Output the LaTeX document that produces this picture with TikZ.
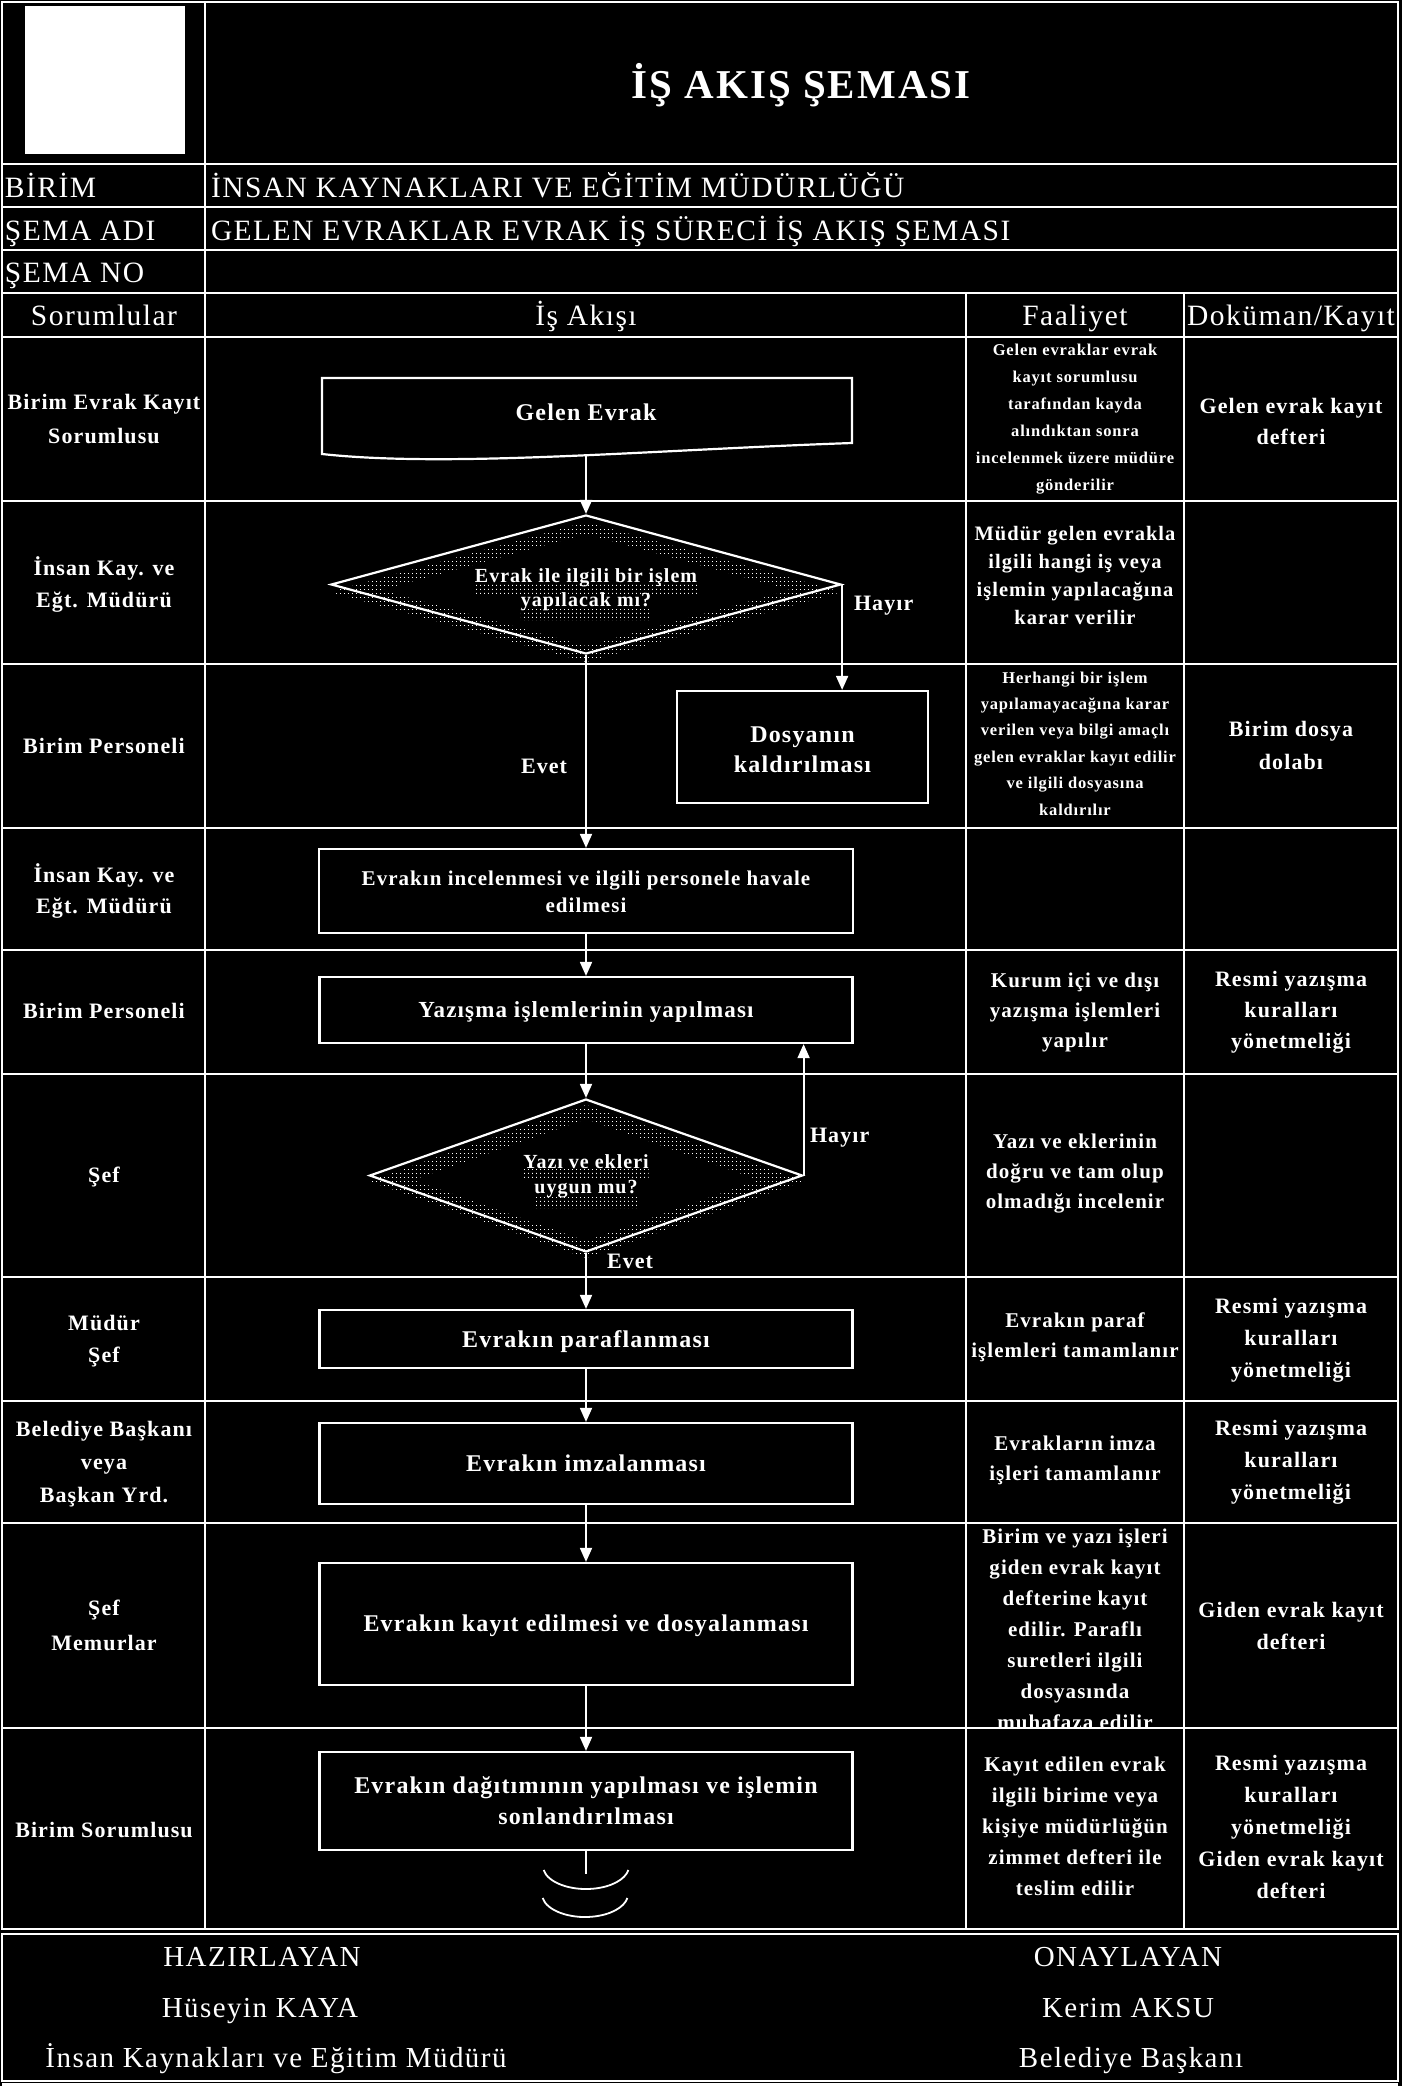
\documentclass[tikz,border=0pt]{standalone}
\usepackage{fontspec}
\setmainfont{Liberation Serif}[LetterSpace=5]
\usetikzlibrary{arrows.meta,shapes.geometric,patterns.meta,calc}
\tikzdeclarepattern{
  name=sparsedots,
  type=uncolored,
  bounding box={(0pt,0pt) and (4pt,4pt)},
  tile size={(4pt,4pt)},
  code={\pgfpathrectangle{\pgfpointorigin}{\pgfpoint{1.2pt}{1.2pt}}\pgfusepath{fill}}
}
\newcommand\fsz[1]{\fontsize{#1}{#1}\selectfont}
\newcommand\mlines[6]{\foreach \mlt [count=\mli] in {#6}{\node[txt,font=#5,anchor=base] (#1\mli) at (#2,{#3+(\mli-1)*#4}) {\mlt};}}
\begin{document}
\begin{tikzpicture}[x=1pt,y=-1pt,
  txt/.style={text=white,inner sep=0pt,outer sep=0pt},
  tbl/.style={draw=white,line width=2.4pt},
  ln/.style={draw=white,line width=2.2pt},
  box/.style={ln,rectangle,inner sep=0pt},
  arr/.style={draw=white,line width=1.8pt,-{Triangle[length=14pt,width=12pt]}},
  con/.style={draw=white,line width=1.8pt},
  shade/.style={pattern=sparsedots,pattern color=white},
  hf/.style={txt,font=\fsz{29.5}},
  ff/.style={txt,font=\fsz{29},anchor=base},
  lab/.style={txt,font=\fsz{22}\bfseries,anchor=base west}]
\fill[black] (0,0) rectangle (1402,2086);
\useasboundingbox (0,0) rectangle (1402,2086);

% ---------- table ----------
\draw[tbl] (2,2) rectangle (1398,1929);
\foreach \yy in {164,207,250,293,337,501,664,828,950,1074,1277,1401,1523,1728}
  \draw[tbl] (2,\yy) -- (1398,\yy);
\draw[tbl] (205,2) -- (205,1929);
\draw[tbl] (966,293) -- (966,1929);
\draw[tbl] (1184,293) -- (1184,1929);
\draw[tbl] (2,1934) rectangle (1398,2081);
\draw[tbl] (2,2084.5) -- (1398,2084.5);

% ---------- header ----------
\node[fill=white,inner sep=0pt,minimum width=160pt,minimum height=148pt] (logo) at (105,80) {};
\node[txt,font=\fsz{41}\bfseries,anchor=base] (title) at (801,98) {İŞ AKIŞ ŞEMASI};
\node[hf,anchor=base west] (birimL) at (5,197) {BİRİM};
\node[hf,anchor=base west] (birimV) at (211,197) {İNSAN KAYNAKLARI VE EĞİTİM MÜDÜRLÜĞÜ};
\node[hf,anchor=base west] (semaL) at (5,240) {ŞEMA ADI};
\node[hf,anchor=base west] (semaV) at (211,240) {GELEN EVRAKLAR EVRAK İŞ SÜRECİ İŞ AKIŞ ŞEMASI};
\node[hf,anchor=base west] (noL) at (5,282) {ŞEMA NO};
\node[hf,anchor=base] (h1) at (104,325) {Sorumlular};
\node[hf,anchor=base] (h2) at (586,325) {İş Akışı};
\node[hf,anchor=base] (h3) at (1075,325) {Faaliyet};
\node[hf,anchor=base] (h4) at (1291,325) {Doküman/Kayıt};

% ---------- Sorumlular ----------
\mlines{s1-}{104}{409}{34}{\fsz{22}\bfseries}{Birim Evrak Kayıt,Sorumlusu}
\mlines{s2-}{104}{575}{32}{\fsz{22}\bfseries}{İnsan Kay. ve,Eğt. Müdürü}
\mlines{s3-}{104}{753}{0}{\fsz{22}\bfseries}{Birim Personeli}
\mlines{s4-}{104}{882}{31}{\fsz{22}\bfseries}{İnsan Kay. ve,Eğt. Müdürü}
\mlines{s5-}{104}{1018}{0}{\fsz{22}\bfseries}{Birim Personeli}
\mlines{s6-}{104}{1182}{0}{\fsz{22}\bfseries}{Şef}
\mlines{s7-}{104}{1330}{32}{\fsz{22}\bfseries}{Müdür,Şef}
\mlines{s8-}{104}{1436}{33}{\fsz{22}\bfseries}{Belediye Başkanı,veya,Başkan Yrd.}
\mlines{s9-}{104}{1615}{35}{\fsz{22}\bfseries}{Şef,Memurlar}
\mlines{s10-}{104}{1837}{0}{\fsz{22}\bfseries}{Birim Sorumlusu}

% ---------- Faaliyet ----------
\mlines{f1-}{1075}{355}{27}{\fsz{16.5}\bfseries}{Gelen evraklar evrak,kayıt sorumlusu,tarafından kayda,alındıktan sonra,incelenmek üzere müdüre,gönderilir}
\mlines{f2-}{1075}{540}{28}{\fsz{20.5}\bfseries}{Müdür gelen evrakla,ilgili hangi iş veya,işlemin yapılacağına,karar verilir}
\mlines{f3-}{1075}{683}{26.4}{\fsz{16.5}\bfseries}{Herhangi bir işlem,yapılamayacağına karar,verilen veya bilgi amaçlı,gelen evraklar kayıt edilir,ve ilgili dosyasına,kaldırılır}
\mlines{f5-}{1075}{987}{30}{\fsz{21}\bfseries}{Kurum içi ve dışı,yazışma işlemleri,yapılır}
\mlines{f6-}{1075}{1148}{30}{\fsz{21}\bfseries}{Yazı ve eklerinin,doğru ve tam olup,olmadığı incelenir}
\mlines{f7-}{1075}{1327}{30}{\fsz{21}\bfseries}{Evrakın paraf,işlemleri tamamlanır}
\mlines{f8-}{1075}{1450}{30}{\fsz{21}\bfseries}{Evrakların imza,işleri tamamlanır}
\begin{scope}
\clip (967,1524) rectangle (1183,1727);
\mlines{f9-}{1075}{1543}{31}{\fsz{21}\bfseries}{Birim ve yazı işleri,giden evrak kayıt,defterine kayıt,edilir. Paraflı,suretleri ilgili,dosyasında,muhafaza edilir}
\end{scope}
\mlines{f10-}{1075}{1771}{31}{\fsz{21}\bfseries}{Kayıt edilen evrak,ilgili birime veya,kişiye müdürlüğün,zimmet defteri ile,teslim edilir}

% ---------- Doküman ----------
\mlines{k1-}{1291}{413}{31}{\fsz{22}\bfseries}{Gelen evrak kayıt,defteri}
\mlines{k3-}{1291}{736}{33}{\fsz{22}\bfseries}{Birim dosya,dolabı}
\mlines{k5-}{1291}{986}{31}{\fsz{22}\bfseries}{Resmi yazışma,kuralları,yönetmeliği}
\mlines{k7-}{1291}{1313}{32}{\fsz{22}\bfseries}{Resmi yazışma,kuralları,yönetmeliği}
\mlines{k8-}{1291}{1435}{32}{\fsz{22}\bfseries}{Resmi yazışma,kuralları,yönetmeliği}
\mlines{k9-}{1291}{1617}{32}{\fsz{22}\bfseries}{Giden evrak kayıt,defteri}
\mlines{k10-}{1291}{1770}{32}{\fsz{22}\bfseries}{Resmi yazışma,kuralları,yönetmeliği,Giden evrak kayıt,defteri}

% ---------- flow shapes ----------
\draw[ln] (322,378) -- (852,378) -- (852,443) .. controls (650,450) and (450,468) .. (322,454) -- cycle;
\coordinate (gelenb) at (586,456);
\mlines{gel-}{586}{420}{0}{\fsz{24}\bfseries}{Gelen Evrak}

% decision 1 with dotted shadow
\fill[shade,even odd rule] (330,592) -- (586,522) -- (842,592) -- (586,662) -- cycle
  (381,590) -- (586,534) -- (791,590) -- (586,646) -- cycle;
\node[ln,diamond,inner sep=0pt,minimum width=510pt,minimum height=139pt] (d1) at (586,584.5) {};
\mlines{d1t-}{586}{582}{24}{\fsz{20}\bfseries}{Evrak ile ilgili bir işlem,yapılacak mı?}
\fill[shade] ([yshift=-1pt]d1t-1.base west) rectangle ([yshift=-11pt]d1t-1.base east);
\fill[shade] ([yshift=-3pt]d1t-2.base west) rectangle ([yshift=-14pt]d1t-2.base east);

\node[box,minimum width=251pt,minimum height=112pt] (dos) at (802.5,747) {};
\mlines{dos-}{802.5}{742}{30}{\fsz{24}\bfseries}{Dosyanın,kaldırılması}

\node[box,minimum width=534pt,minimum height=84pt] (inc) at (586,891) {};
\mlines{inc-}{586}{885}{27}{\fsz{21}\bfseries}{Evrakın incelenmesi ve ilgili personele havale,edilmesi}

\node[box,minimum width=533pt,minimum height=66pt] (yaz) at (586,1010) {};
\mlines{yaz-}{586}{1017}{0}{\fsz{23}\bfseries}{Yazışma işlemlerinin yapılması}

% decision 2 with dotted shadow
\fill[shade,even odd rule] (369,1181) -- (586,1105) -- (804,1181) -- (586,1258) -- cycle
  (413,1180) -- (586,1119) -- (759,1180) -- (586,1241) -- cycle;
\node[ln,diamond,inner sep=0pt,minimum width=433pt,minimum height=153pt] (d2) at (586,1175.5) {};
\mlines{d2t-}{586}{1168}{25}{\fsz{20}\bfseries}{Yazı ve ekleri,uygun mu?}
\fill[shade] ([yshift=-1pt]d2t-1.base west) rectangle ([yshift=-11pt]d2t-1.base east);
\fill[shade] ([yshift=-4pt]d2t-2.base west) rectangle ([yshift=-15pt]d2t-2.base east);

\node[box,minimum width=533pt,minimum height=58pt] (par) at (586,1339) {};
\mlines{par-}{586}{1347}{0}{\fsz{24}\bfseries}{Evrakın paraflanması}
\node[box,minimum width=533pt,minimum height=81pt] (imz) at (586,1463.5) {};
\mlines{imz-}{586}{1471}{0}{\fsz{24}\bfseries}{Evrakın imzalanması}
\node[box,minimum width=533pt,minimum height=122pt] (kay) at (586,1624) {};
\mlines{kay-}{586}{1631}{0}{\fsz{24}\bfseries}{Evrakın kayıt edilmesi ve dosyalanması}
\node[box,minimum width=533pt,minimum height=98pt] (dag) at (586,1801) {};
\mlines{dag-}{586}{1793}{31}{\fsz{24}\bfseries}{Evrakın dağıtımının yapılması ve işlemin,sonlandırılması}

% ---------- connectors ----------
\draw[arr] (gelenb) -- (d1.north);
\draw[arr] (d1.east) -- (d1.east |- dos.north);
\draw[arr] (d1.south) -- (inc.north);
\draw[arr] (inc.south) -- (yaz.north);
\draw[arr] (yaz.south) -- (d2.north);
\draw[arr] (d2.east) -- (d2.east |- yaz.south);
\draw[arr] (d2.south) -- (par.north);
\draw[arr] (par.south) -- (imz.north);
\draw[arr] (imz.south) -- (kay.north);
\draw[arr] (kay.south) -- (dag.north);
\coordinate (term) at (586,1874);
\draw[con] (dag.south) -- (term);
\draw[con] (543.65,1870) arc[start angle=190,end angle=350,x radius=43pt,y radius=23pt];
\draw[con] (542.65,1898) arc[start angle=190,end angle=350,x radius=43pt,y radius=23pt];

\node[lab] (hay1) at (854,610) {Hayır};
\node[lab] (evet1) at (521,773) {Evet};
\node[lab] (hay2) at (810,1142) {Hayır};
\node[lab] (evet2) at (607,1268) {Evet};

% ---------- footer ----------
\node[ff] (prep1) at (262,1966) {HAZIRLAYAN};
\node[ff] (prep2) at (260,2017) {Hüseyin KAYA};
\node[ff] (prep3) at (276,2067) {İnsan Kaynakları ve Eğitim Müdürü};
\node[ff] (appr1) at (1128,1966) {ONAYLAYAN};
\node[ff] (appr2) at (1128,2017) {Kerim AKSU};
\node[ff] (appr3) at (1131,2067) {Belediye Başkanı};
\end{tikzpicture}
\end{document}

## Description of the task
Extract, from the listing above, every line where the string "with" occurs.

## Result of this exercise
Output the LaTeX document that produces this picture with TikZ.
% decision 1 with dotted shadow
% decision 2 with dotted shadow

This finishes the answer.